I maintain an operating system that can be deployed to embedded devices with highly diverse capabilities. One of the aspects of porting the OS to a device is declaring the available entropy sources (including, but not limited to, dedicated TRNG peripherals) which will be used to seed the CSPRNG. The security goal of this part of the software is to ensure that the CSPRNG is seeded with sufficient entropy after each instantiation. (There may also be a way to save a random seed across reboots, but here I'm concerned about the case where no saved random seed is available, so the RNG is only seeded with entropy sources.)

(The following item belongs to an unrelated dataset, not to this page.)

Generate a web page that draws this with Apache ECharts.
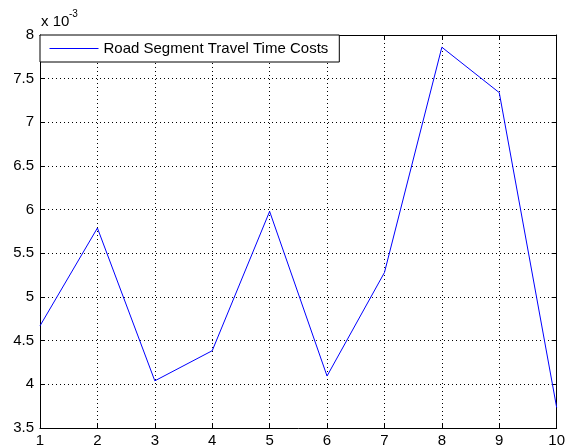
<!DOCTYPE html>
<html>
<head>
<meta charset="utf-8">
<script src="https://cdn.jsdelivr.net/npm/echarts@6/dist/echarts.min.js"></script>
<style>html,body{margin:0;padding:0;background:#fff;}#c{width:568px;height:448px;}</style>
</head>
<body>
<div id="c"></div>
<script>
// Values in units of 10^-3
var xValues = [1, 2, 3, 4, 5, 6, 7, 8, 9, 10];
var costValues = [4.67, 5.79, 4.04, 4.385, 5.98, 4.095, 5.28, 7.86, 7.34, 3.735];
var seriesName = 'Road Segment Travel Time Costs';
var exponentBase = 'x 10';
var exponentPower = '-3';

var points = xValues.map(function (x, i) { return [x, costValues[i]]; });
var FONT = 'Liberation Sans, Arial, sans-serif';

var chart = echarts.init(document.getElementById('c'), null, {renderer: 'canvas'});
var axisCommon = {
  axisLine: {show: true, onZero: false, lineStyle: {color: '#000', width: 1}},
  axisTick: {show: true, inside: true, length: 5, lineStyle: {color: '#000', width: 1}}
};
chart.setOption({
  animation: false,
  backgroundColor: '#fff',
  grid: {left: 40, top: 35, right: 7, bottom: 20, containLabel: false},
  legend: {
    show: true,
    data: [seriesName],
    left: 40, top: 35,
    orient: 'horizontal',
    backgroundColor: '#fff',
    borderColor: '#000',
    borderWidth: 1,
    borderRadius: 0,
    padding: [6, 11, 6, 9],
    itemWidth: 49,
    itemHeight: 14,
    itemStyle: {opacity: 0, borderWidth: 0},
    lineStyle: {color: '#0000ff', width: 1, opacity: 1},
    textStyle: {fontFamily: FONT, fontSize: 15, color: '#000'},
    z: 10
  },
  xAxis: [
    Object.assign({
      type: 'value', position: 'bottom', min: 1, max: 10, interval: 1,
      axisLabel: {color: '#000', fontFamily: FONT, fontSize: 15, margin: 5},
      splitLine: {show: true, lineStyle: {color: '#000', width: 1, type: [1, 3]}}
    }, axisCommon),
    Object.assign({
      type: 'value', position: 'top', min: 1, max: 10, interval: 1,
      axisLabel: {show: false}, splitLine: {show: false}
    }, axisCommon)
  ],
  yAxis: [
    Object.assign({
      type: 'value', position: 'left', min: 3.5, max: 8, interval: 0.5,
      axisLabel: {color: '#000', fontFamily: FONT, fontSize: 15, margin: 6},
      splitLine: {show: true, lineStyle: {color: '#000', width: 1, type: [1, 3]}}
    }, axisCommon),
    Object.assign({
      type: 'value', position: 'right', min: 3.5, max: 8, interval: 0.5,
      axisLabel: {show: false}, splitLine: {show: false}
    }, axisCommon)
  ],
  graphic: [
    {type: 'text', left: 41, top: 14, style: {text: exponentBase, fontFamily: FONT, fontSize: 15, fill: '#000'}},
    {type: 'text', left: 69, top: 9, style: {text: exponentPower, fontFamily: FONT, fontSize: 10, fill: '#000'}}
  ],
  series: [{
    name: seriesName,
    type: 'line',
    xAxisIndex: 0, yAxisIndex: 0,
    data: points,
    symbol: 'none',
    showSymbol: false,
    lineStyle: {color: '#0000ff', width: 1},
    itemStyle: {color: '#0000ff'},
    z: 5
  }]
});
</script>
</body>
</html>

The configuration mechanism allows sources that are considered “weak”. Weak sources are mixed into the entropy pool, but their contribution counts for nothing: they don't increase the counter that measures available entropy. The documentation suggests declaring the current time at micro- or nano-second resolution as a weak entropy source.
I'm considering removing the concept of weak entropy sources, and only recommending strong entropy sources. I can see qualitative arguments in both directions, but I don't know how to weigh those arguments.

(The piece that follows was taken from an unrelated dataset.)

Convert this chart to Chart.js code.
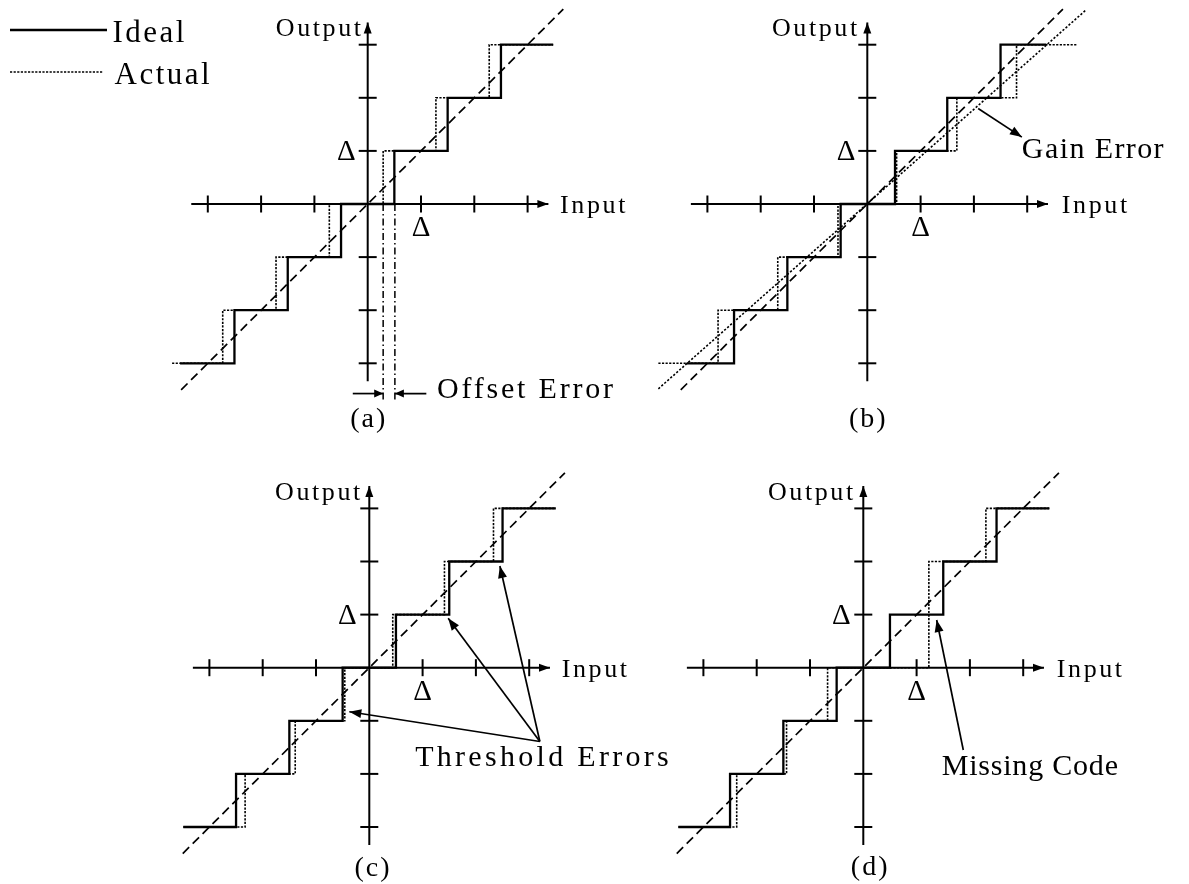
<!DOCTYPE html>
<html>
<head>
<meta charset="utf-8">
<script src="https://cdn.jsdelivr.net/npm/chart.js@4/dist/chart.umd.min.js"></script>
<style>
  html, body { margin: 0; padding: 0; background: #fff; }
  #page { position: relative; width: 1189px; height: 884px; overflow: hidden; background: #fff; }
  #page canvas { position: absolute; }
</style>
</head>
<body>
<div id="page">
  <canvas id="panelA" width="700" height="440" style="left:0px;top:0px"></canvas>
  <canvas id="panelB" width="549" height="440" style="left:640px;top:0px"></canvas>
  <canvas id="panelC" width="700" height="454" style="left:0px;top:430px"></canvas>
  <canvas id="panelD" width="549" height="454" style="left:640px;top:430px"></canvas>
</div>
<script>
// ---- shared axis values (in units of one LSB, Δ) ----
const codes = [-3, -2, -1, 0, 1, 2, 3];
const tickValues = [-3, -2, -1, 1, 2, 3];
const axisXSpan = [-3.31, 3.39];
const axisYSpan = [-3.34, 3.42];
const idealLineSpan = [-3.5, 3.67];
const legendLabels = ['Ideal', 'Actual'];

// ---- (a) offset error ----
const idealThresholdsA = [-2.5, -1.5, -0.5, 0.5, 1.5, 2.5];
const actualThresholdsA = [-2.72, -1.72, -0.72, 0.29, 1.28, 2.28];
const idealSpanA = [-3.52, 3.48];
const actualSpanA = [-3.67, 3.48];
const offsetGuideX = [0.29, 0.51];
const offsetGuideSpan = [0, -3.74];
const offsetArrowY = -3.57;
const offsetArrowTails = [-0.28, 1.10];

// ---- (b) gain error ----
const idealThresholdsB = [-2.5, -1.5, -0.5, 0.52, 1.5, 2.5];
const actualThresholdsB = [-2.8, -1.68, -0.55, 0.55, 1.68, 2.8];
const idealSpanB = [-3.39, 3.36];
const actualSpanB = [-3.92, 3.93];
const gainLineX = [-3.92, 4.11];
const gainLineY = [-3.48, 3.66];
const gainArrowFrom = [2.08, 1.80];
const gainArrowTo = [2.90, 1.26];

// ---- (c) threshold errors ----
const idealThresholdsC = [-2.5, -1.5, -0.5, 0.5, 1.5, 2.5];
const actualThresholdsC = [-2.33, -1.39, -0.46, 0.44, 1.41, 2.33];
const spanC = [-3.49, 3.5];
const thresholdArrowFrom = [3.2, -1.39];
const thresholdArrowTo = [[-0.375, -0.83], [1.48, 0.93], [2.45, 1.915]];

// ---- (d) missing code ----
const idealThresholdsD = [-2.5, -1.5, -0.5, 0.5, 1.5, 2.5];
const actualThresholdsD = [-2.375, -1.44, -0.67, 1.23, 2.3];
const actualCodesD = [-3, -2, -1, 0, 2, 3];
const spanD = [-3.47, 3.49];
const missingArrowFrom = [1.876, -1.55];
const missingArrowTo = [1.377, 0.898];

// ---- drawing styles ----
const INK = '#000';
const FAMILY = '"Liberation Serif", "Times New Roman", serif';
const FONTS = {
  axis:    { size: 26, spacing: 2.6 },
  delta:   { size: 29, spacing: 0 },
  note:    { size: 30, spacing: 2.2 },
  caption: { size: 28, spacing: 2 },
  legend:  { size: 31, spacing: 2.5 }
};
const idealStyle  = { borderWidth: 2.3, borderDash: [] };
const actualStyle = { borderWidth: 1.6, borderDash: [2.2, 1.4] };
const refStyle    = { borderWidth: 1.7, borderDash: [9, 5] };
const gainStyle   = { borderWidth: 1.6, borderDash: [2.2, 1.8] };
const guideStyle  = { borderWidth: 1.5, borderDash: [7, 3, 1.5, 3] };
const axisStyle   = { borderWidth: 2, borderDash: [] };
const pointerStyle = { borderWidth: 1.7, borderDash: [] };
const UX = 53.3, UY = 53.1;   // pixels per Δ

// ---- dataset helpers ----
function pt(p) { return { x: p[0], y: p[1] }; }

function staircase(thresholds, levels, span) {
  const pts = [{ x: span[0], y: levels[0] }];
  thresholds.forEach((t, i) => pts.push({ x: t, y: levels[i + 1] }));
  pts.push({ x: span[1], y: levels[levels.length - 1] });
  return pts;
}

function lineSet(points, style, extra) {
  return Object.assign({
    data: points, borderColor: INK, backgroundColor: INK,
    pointRadius: 0, fill: false, tension: 0, showLine: true,
    borderCapStyle: 'butt'
  }, style, extra || {});
}

function axesSets() {
  return [
    lineSet([{ x: axisXSpan[0], y: 0 }, { x: axisXSpan[1], y: 0 }], axisStyle, { arrowHead: { length: 11, width: 8 } }),
    lineSet([{ x: 0, y: axisYSpan[0] }, { x: 0, y: axisYSpan[1] }], axisStyle, { arrowHead: { length: 11, width: 8 } }),
    { data: tickValues.map(v => ({ x: v, y: 0 })), showLine: false, pointStyle: 'line',
      pointRadius: 8.5, pointRotation: 90, pointBorderWidth: 2, pointBorderColor: INK, pointBackgroundColor: INK },
    { data: tickValues.map(v => ({ x: 0, y: v })), showLine: false, pointStyle: 'line',
      pointRadius: 9, pointRotation: 0, pointBorderWidth: 2, pointBorderColor: INK, pointBackgroundColor: INK }
  ];
}

function referenceLine() {
  return lineSet([{ x: idealLineSpan[0], y: idealLineSpan[0] }, { x: idealLineSpan[1], y: idealLineSpan[1] }], refStyle);
}

function pointer(from, to, head) {
  return lineSet([pt(from), pt(to)], pointerStyle, { arrowHead: head || { length: 12, width: 9 } });
}

// ---- plugins ----
const arrowHeads = {
  id: 'arrowHeads',
  afterDatasetsDraw(chart) {
    const ctx = chart.ctx;
    chart.data.datasets.forEach((ds, i) => {
      if (!ds.arrowHead) return;
      const pts = chart.getDatasetMeta(i).data;
      const tip = pts[pts.length - 1], prev = pts[pts.length - 2];
      const ang = Math.atan2(tip.y - prev.y, tip.x - prev.x);
      ctx.save();
      ctx.translate(tip.x, tip.y);
      ctx.rotate(ang);
      ctx.beginPath();
      ctx.moveTo(0, 0);
      ctx.lineTo(-ds.arrowHead.length, ds.arrowHead.width / 2);
      ctx.lineTo(-ds.arrowHead.length, -ds.arrowHead.width / 2);
      ctx.closePath();
      ctx.fillStyle = INK;
      ctx.fill();
      ctx.restore();
    });
  }
};

function textPlugin(items) {
  return {
    id: 'panelText',
    afterDatasetsDraw(chart) {
      const ctx = chart.ctx, sx = chart.scales.x, sy = chart.scales.y;
      items.forEach(it => {
        const f = FONTS[it.kind];
        const spacing = it.spacing !== undefined ? it.spacing : f.spacing;
        ctx.save();
        ctx.font = f.size + 'px ' + FAMILY;
        ctx.letterSpacing = spacing + 'px';
        ctx.fillStyle = INK;
        ctx.textAlign = it.align || 'left';
        ctx.textBaseline = 'alphabetic';
        let px = sx.getPixelForValue(it.x);
        if (ctx.textAlign === 'right') px += spacing;
        if (ctx.textAlign === 'center') px += spacing / 2;
        ctx.fillText(it.text, px, sy.getPixelForValue(it.y));
        ctx.restore();
      });
    }
  };
}

// legend drawn in the top-left corner of panel (a)
const legendPlugin = {
  id: 'lineLegend',
  afterDatasetsDraw(chart) {
    const ctx = chart.ctx;
    const rows = [
      { label: legendLabels[0], style: idealStyle, x0: 10, x1: 107, y: 30, tx: 112.5, ty: 41.5 },
      { label: legendLabels[1], style: actualStyle, x0: 10, x1: 103, y: 72, tx: 114.5, ty: 84 }
    ];
    rows.forEach(r => {
      ctx.save();
      ctx.strokeStyle = INK;
      ctx.lineWidth = r.style.borderWidth;
      ctx.setLineDash(r.style.borderDash);
      ctx.beginPath();
      ctx.moveTo(r.x0, r.y);
      ctx.lineTo(r.x1, r.y);
      ctx.stroke();
      ctx.setLineDash([]);
      ctx.font = FONTS.legend.size + 'px ' + FAMILY;
      ctx.letterSpacing = FONTS.legend.spacing + 'px';
      ctx.fillStyle = INK;
      ctx.textBaseline = 'alphabetic';
      ctx.fillText(r.label, r.tx, r.ty);
      ctx.restore();
    });
  }
};

function commonTexts(outX, inX, dyX, caption, capX, capY) {
  return [
    { text: 'Output', x: outX, y: 3.16, align: 'right', kind: 'axis' },
    { text: 'Input', x: inX, y: -0.17, align: 'left', kind: 'axis' },
    { text: 'Δ', x: dyX, y: 0.83, align: 'center', kind: 'delta' },
    { text: 'Δ', x: 1.0, y: -0.61, align: 'center', kind: 'delta' },
    { text: caption, x: capX, y: capY, align: 'center', kind: 'caption' }
  ];
}

// ---- panel layouts (page pixels) ----
const panels = [
  {
    id: 'panelA', box: { left: 0, top: 0, width: 700, height: 440 }, origin: { x: 367.7, y: 204 },
    datasets: [
      lineSet(staircase(idealThresholdsA, codes, idealSpanA), idealStyle, { stepped: 'before' }),
      lineSet(staircase(actualThresholdsA, codes, actualSpanA), actualStyle, { stepped: 'before' }),
      referenceLine(),
      lineSet([{ x: offsetGuideX[0], y: offsetGuideSpan[0] }, { x: offsetGuideX[0], y: offsetGuideSpan[1] }], guideStyle),
      lineSet([{ x: offsetGuideX[1], y: offsetGuideSpan[0] }, { x: offsetGuideX[1], y: offsetGuideSpan[1] }], guideStyle),
      pointer([offsetArrowTails[0], offsetArrowY], [offsetGuideX[0], offsetArrowY], { length: 9, width: 8 }),
      pointer([offsetArrowTails[1], offsetArrowY], [offsetGuideX[1], offsetArrowY], { length: 9, width: 8 })
    ].concat(axesSets()),
    texts: commonTexts(-0.126, 3.61, -0.40, '(a)', 0, -4.2).concat([
      { text: 'Offset Error', x: 1.30, y: -3.65, align: 'left', kind: 'note', spacing: 2.8 }
    ]),
    legend: true
  },
  {
    id: 'panelB', box: { left: 640, top: 0, width: 549, height: 440 }, origin: { x: 867.3, y: 204 },
    datasets: [
      lineSet(staircase(idealThresholdsB, codes, idealSpanB), idealStyle, { stepped: 'before' }),
      lineSet(staircase(actualThresholdsB, codes, actualSpanB), actualStyle, { stepped: 'before' }),
      referenceLine(),
      lineSet([{ x: gainLineX[0], y: gainLineY[0] }, { x: gainLineX[1], y: gainLineY[1] }], gainStyle),
      pointer(gainArrowFrom, gainArrowTo)
    ].concat(axesSets()),
    texts: commonTexts(-0.19, 3.65, -0.40, '(b)', 0, -4.2).concat([
      { text: 'Gain Error', x: 2.90, y: 0.86, align: 'left', kind: 'note', spacing: 1.4 }
    ])
  },
  {
    id: 'panelC', box: { left: 0, top: 430, width: 700, height: 454 }, origin: { x: 369.3, y: 667.7 },
    datasets: [
      lineSet(staircase(idealThresholdsC, codes, spanC), idealStyle, { stepped: 'before' }),
      lineSet(staircase(actualThresholdsC, codes, spanC), actualStyle, { stepped: 'before' }),
      referenceLine()
    ].concat(thresholdArrowTo.map(t => pointer(thresholdArrowFrom, t))).concat(axesSets()),
    texts: commonTexts(-0.17, 3.61, -0.41, '(c)', 0.05, -3.93).concat([
      { text: 'Threshold Errors', x: 0.86, y: -1.86, align: 'left', kind: 'note', spacing: 3.3 }
    ])
  },
  {
    id: 'panelD', box: { left: 640, top: 430, width: 549, height: 454 }, origin: { x: 863.3, y: 667.7 },
    datasets: [
      lineSet(staircase(idealThresholdsD, codes, spanD), idealStyle, { stepped: 'before' }),
      lineSet(staircase(actualThresholdsD, actualCodesD, spanD), actualStyle, { stepped: 'before' }),
      referenceLine(),
      pointer(missingArrowFrom, missingArrowTo)
    ].concat(axesSets()),
    texts: commonTexts(-0.19, 3.63, -0.41, '(d)', 0.11, -3.9).concat([
      { text: 'Missing Code', x: 1.47, y: -2.02, align: 'left', kind: 'note', spacing: 0.8 }
    ])
  }
];

panels.forEach(p => {
  const b = p.box, o = p.origin;
  const plugins = [arrowHeads, textPlugin(p.texts)];
  if (p.legend) plugins.push(legendPlugin);
  new Chart(document.getElementById(p.id), {
    type: 'line',
    data: { datasets: p.datasets },
    options: {
      responsive: false,
      animation: false,
      events: [],
      devicePixelRatio: 1,
      layout: { padding: 0, autoPadding: false },
      plugins: { legend: { display: false }, tooltip: { enabled: false } },
      scales: {
        x: { type: 'linear', display: false,
             min: (b.left - o.x) / UX, max: (b.left + b.width - o.x) / UX },
        y: { type: 'linear', display: false,
             min: (o.y - (b.top + b.height)) / UY, max: (o.y - b.top) / UY }
      }
    },
    plugins: plugins
  });
});
</script>
</body>
</html>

- Pro: even weak sources may be useful. If the adversary doesn't have access to the initialization time of the device, a fine-grained clock value could add maybe 30 bits of entropy, which is insufficient on its own but could help compensate a source that is a proper TRNG, but is not as strong as it should be (e.g. due to suboptimal temperature or voltage).
- Pro: since the system expects the same amount of entropy from strong sources whether weak sources are present or not, there is no direct loss of security from including weak sources, so we may as well include them.
- Con: any feature is added complexity, so for security the default choice should be not to have a feature. But in terms of system design, the cost is practically zero: a weak source is just a source that systematically returns an estimated 0 bits of entropy, whereas a strong source is one that normally returns 1 or more bits each time.
- Con: Weak sources reduce testability. It's easy to detect if a system has no entropy by instantiating it twice and checking that
get_random()returns different values. If a system has both a weak entropy source and a strong source, and the strong source is misbehaving, this is hard to detect by testing. For example, the infamous Debian OpenSSL PRNG seeding bug would have been discovered a lot faster if the PRNG had only been seeded from
/dev/urandom, and not from the process ID as well.
Are there other important arguments that I've missed? On balance, are weak entropy sources worth it, or are they counterproductive?